Wir Menschen leben wohl eher selten in einem Zustand der Erfüllung. Auch wenn ich zeitweilig die Stimmigkeit der Lebensumstände empfangen oder gar genießen darf, so sind bei mir einzelne Lebensbereiche öfter in einem Zustand des Unbehagens, des Entstehens oder des Vergehens und dann auch mit Unwohlsein, Schmerz oder gar Leid verbunden. Dennoch lebe ich eigentlich mehr oder weniger durchgehend auf etwas hin. Etwas, das jetzt noch nicht ist, soll werden oder kommen.


Der Advent ist in der christlichen Religion der Zeitabschnitt, in dem Christen bewusst auf die Geburt Jesu hinleben. Die großen Mystiker regen an, die Geburt Christi im eigenen Leben zu ersehnen; „Er“ soll in mir als meine wahre Natur lebendig werden. Die eigene, naturgegebene Selbstbezogenheit kann dann, so die Verheißung, in und mit der göttlichen Liebe in eine umfassendere Seinsbezogenheit  hineingewandelt werden. Unabhängig von der Frage, wie dies möglich ist, stellt sich die Frage, wie überbrücke ich die Zeit von meinem Jetzt zu dem gewünschten Später. Was hat es überhaupt mit dem Warten auf sich?

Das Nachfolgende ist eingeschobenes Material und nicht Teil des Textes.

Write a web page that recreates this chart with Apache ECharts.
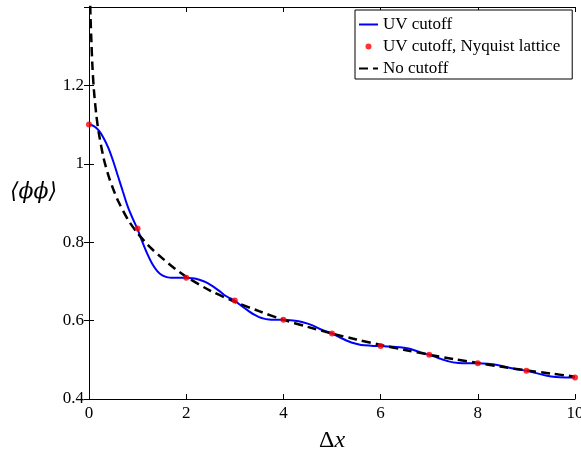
<!DOCTYPE html>
<html>
<head>
<meta charset="utf-8">
<script src="https://cdn.jsdelivr.net/npm/echarts@6/dist/echarts.min.js"></script>
<style>html,body{margin:0;padding:0;background:#fff}#c{width:581px;height:450px}</style>
</head>
<body>
<div id="c"></div>
<script>
// UV cutoff (continuous) curve
var uvX = [0,0.1,0.2,0.3,0.4,0.5,0.6,0.7,0.8,0.9,1.0,1.1,1.2,1.3,1.4,1.5,1.6,1.7,1.8,1.9,2.0,2.1,2.2,2.3,2.4,2.5,2.6,2.7,2.8,2.9,3.0,3.1,3.2,3.3,3.4,3.5,3.6,3.7,3.8,3.9,4.0,4.2,4.4,4.6,4.8,5.0,5.2,5.4,5.6,5.8,6.0,6.2,6.4,6.6,6.8,7.0,7.2,7.4,7.6,7.8,8.0,8.2,8.4,8.6,8.8,9.0,9.2,9.4,9.6,9.8,10.0];
var uvY = [1.100,1.096,1.085,1.066,1.040,1.006,0.967,0.928,0.890,0.860,0.833,0.800,0.770,0.745,0.727,0.716,0.711,0.709,0.709,0.709,0.709,0.708,0.707,0.703,0.698,0.691,0.683,0.674,0.664,0.657,0.651,0.641,0.632,0.623,0.615,0.609,0.605,0.603,0.602,0.602,0.602,0.600,0.596,0.588,0.576,0.567,0.555,0.544,0.538,0.536,0.535,0.534,0.532,0.528,0.520,0.513,0.504,0.496,0.492,0.491,0.491,0.490,0.487,0.481,0.476,0.472,0.466,0.460,0.456,0.455,0.455];
// Nyquist lattice points
var nyX = [0,1,2,3,4,5,6,7,8,9,10];
var nyY = [1.100,0.835,0.709,0.651,0.602,0.567,0.535,0.513,0.491,0.472,0.455];
// No cutoff curve
var ncX = [0.02,0.03,0.05,0.07,0.1,0.15,0.2,0.3,0.4,0.5,0.6,0.8,1.0,1.25,1.5,1.75,2.0,2.5,3.0,3.5,4.0,4.5,5.0,5.5,6.0,6.5,7.0,7.5,8.0,8.5,9.0,9.5,10.0];
var ncY = [1.44,1.38,1.31,1.25,1.19,1.125,1.08,1.015,0.970,0.935,0.905,0.858,0.823,0.788,0.760,0.734,0.712,0.676,0.648,0.624,0.602,0.584,0.567,0.552,0.538,0.525,0.513,0.502,0.492,0.482,0.473,0.465,0.457];
var xTicks = [0,2,4,6,8,10];
var yTickLabels = ['0.4','0.6','0.8','1','1.2'];
var seriesNames = ['UV cutoff','UV cutoff, Nyquist lattice','No cutoff'];

function pairs(xs, ys){ return xs.map(function(x,i){ return [x, ys[i]]; }); }

var FONT = "'Liberation Serif', 'DejaVu Serif', serif";
var chart = echarts.init(document.getElementById('c'), null, {renderer:'canvas'});
var axisLine = {show:true, lineStyle:{color:'#000', width:1}};
var tick = {show:true, inside:true, length:5, lineStyle:{color:'#000', width:1}};
chart.setOption({
  animation:false,
  backgroundColor:'#fff',
  grid:{left:89, right:6, top:7, bottom:51, containLabel:false, outerBoundsMode:'none'},
  xAxis:[{
    type:'value', min:0, max:10, interval:2, position:'bottom',
    axisLine:axisLine, axisTick:tick, splitLine:{show:false},
    axisLabel:{color:'#000', fontFamily:FONT, fontSize:17, margin:6},
    name:'{d|Δ}{x|x}', nameLocation:'middle', nameGap:30,
    nameTextStyle:{rich:{d:{fontFamily:FONT,fontSize:24,color:'#000'},x:{fontFamily:FONT,fontSize:24,fontStyle:'italic',color:'#000'}}}
  },{
    type:'value', min:0, max:10, interval:2, position:'top',
    axisLine:axisLine, axisTick:tick, axisLabel:{show:false}, splitLine:{show:false}
  }],
  yAxis:[{
    type:'value', min:0.4, max:1.4, interval:0.2, position:'left',
    axisLine:axisLine, axisTick:tick, splitLine:{show:false},
    axisLabel:{color:'#000', fontFamily:FONT, fontSize:17, margin:5,
      formatter:function(v){ var i=Math.round((v-0.4)/0.2); return yTickLabels[i] !== undefined ? yTickLabels[i] : ''; }}
  },{
    type:'value', min:0.4, max:1.4, interval:0.2, position:'right',
    axisLine:axisLine, axisTick:tick, axisLabel:{show:false}, splitLine:{show:false}
  }],
  legend:{
    orient:'vertical', left:355, top:10,
    backgroundColor:'#fff', borderColor:'#000', borderWidth:1, borderRadius:0,
    padding:[6,12,2,3], itemGap:5, itemWidth:19, itemHeight:6,
    textStyle:{fontFamily:FONT, fontSize:17, color:'#000'},
    data:[
      {name:seriesNames[0], itemStyle:{opacity:0}},
      {name:seriesNames[1], icon:'circle'},
      {name:seriesNames[2], itemStyle:{opacity:0}}
    ]
  },
  graphic:[{
    type:'text', left:10, top:181,
    style:{text:'⟨ϕϕ⟩', fontFamily:"'DejaVu Serif', serif", fontSize:22, fontStyle:'italic', fill:'#000'}
  }],
  series:[
    {name:seriesNames[0], type:'line', data:pairs(uvX,uvY), symbol:'none', smooth:0.3, z:2,
     lineStyle:{color:'#0000ff', width:2}, itemStyle:{color:'#0000ff'}},
    {name:seriesNames[2], type:'line', data:pairs(ncX,ncY), symbol:'none', smooth:0.3, z:3,
     lineStyle:{color:'#000', width:2.5, type:[9,5]}, itemStyle:{color:'#000'}},
    {name:seriesNames[1], type:'scatter', data:pairs(nyX,nyY), symbol:'circle', symbolSize:6, z:4,
     itemStyle:{color:'#ff0000'}}
  ]
});
</script>
</body>
</html>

Das Wort „warten“ hat von Wortursprung her zwei Bedeutungen: „Ausschau halten“ und „pflegen“. Beim Warten geht es also um aktive Vorgänge und nicht um ein passives „Däumchendrehen“. Ich „halte Ausschau“ nach dem, was kommen mag und sich, vielleicht nur ansatzweise und eher verborgen, zeigt. Ich schärfe meine Sinne und mein inneres Empfinden für die äußeren und inneren Zeichen der Ankunft dessen, was bzw. den ich ersehne. Ich nehme damit aber auch in den Blick, was sich an Fragen, Zweifeln und noch Ungelöstem in meinem Leben zeigt und integriere es so gut es eben geht in meine Wartehaltung. Ich gehe mit meiner damit verbundenen Unfertigkeit „pfleglich“ um, weil ich immer mehr lerne, dass gerade diese Unfertigkeit der Mutterboden göttlicher Wandlungskraft ist. Vielleicht lerne ich dann sogar, mit der Unfertigkeit anderer Menschen besser umzugehen und sie nachfolgend dann auch pfleglicher zu behandeln.

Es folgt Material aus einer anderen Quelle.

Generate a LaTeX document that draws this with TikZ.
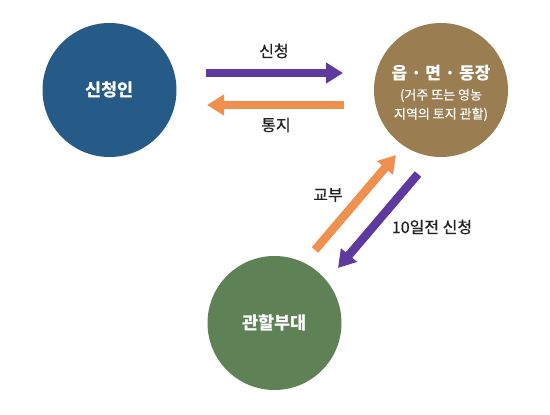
\documentclass[tikz,border=0pt]{standalone}
\usepackage{fontspec}
\newfontfamily\kr{Noto Sans CJK KR}
\newfontfamily\krm{Noto Sans CJK KR}[FakeBold=0.7]
\usetikzlibrary{arrows.meta}
\definecolor{cblue}{HTML}{265A87}
\definecolor{cbrown}{HTML}{9A7E52}
\definecolor{cgreen}{HTML}{5E8155}
\definecolor{cpurple}{HTML}{5E3A9E}
\definecolor{corange}{HTML}{F0904F}
\definecolor{ctext}{HTML}{222222}
\tikzset{
  disc/.style={circle, minimum size=134pt, inner sep=0pt, text=white, font=\kr\fontsize{17.5}{20}\selectfont\bfseries, align=center},
  bigarrow/.style={line width=8.5pt, -{Triangle[width=20pt,length=17pt]}},
  lbl/.style={text=ctext, font=\krm\fontsize{16}{18}\selectfont}
}
\begin{document}
\begin{tikzpicture}[x=1pt,y=-1pt]
\useasboundingbox (0,0) rectangle (550,415);
\node[disc, fill=cblue] (app) at (109.5,90) {신청인};
\node[disc, fill=cbrown] (office) at (441,90) {};
\node[disc, fill=cgreen] (unit) at (274.5,323) {관할부대};
\node[text=white, font=\kr\fontsize{17}{19}\selectfont\bfseries] (t1) at (441,73) {읍 · 면 · 동장};
\node[text=white, font=\krm\fontsize{13}{19}\selectfont, align=center] (t2) at (441,105) {(거주 또는 영농\\지역의 토지 관할)};
\coordinate (p1) at (206,73);
\coordinate (p2) at (343,73);
\coordinate (o1) at (344,105);
\coordinate (o2) at (207,105);
\coordinate (d1) at (315,250);
\coordinate (d2) at (396,155);
\coordinate (e1) at (418,174);
\coordinate (e2) at (338,268);
\draw[bigarrow, draw=cpurple, fill=cpurple] (p1) -- (p2);
\draw[bigarrow, draw=corange, fill=corange] (o1) -- (o2);
\draw[bigarrow, draw=corange, fill=corange] (d1) -- (d2);
\draw[bigarrow, draw=cpurple, fill=cpurple] (e1) -- (e2);
\node[lbl] (l1) at (274,51) {신청};
\node[lbl] (l2) at (276,125) {통지};
\node[lbl] (l3) at (328,195) {교부};
\node[lbl] (l4) at (432,227) {10일전 신청};
\end{tikzpicture}
\end{document}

All dies ist nur möglich, wenn ich beim Warten auf das Zukünftige ganz im Hier und Jetzt lebe. Wenn ich beim Warten nur die eigene, zukünftige Wunschvorstellung im Blickpunkt habe und mich damit vom Leben im Jetzt löse, werde ich die aktuell sich zeigenden Zeichen übersehen und damit mein eigenes Wünschen verabsolutieren. Aber der göttliche Wind weht wann und wo er will, und mir wird gegeben, was gut für mich ist. Es könnte ja auch sein, dass nicht die „Gottesgeburt“ auf „seiner“ Agenda steht, sondern dass etwas überraschend anderes zum Durchbruch kommen will, das ich zu meiner Menschwerdung benötige.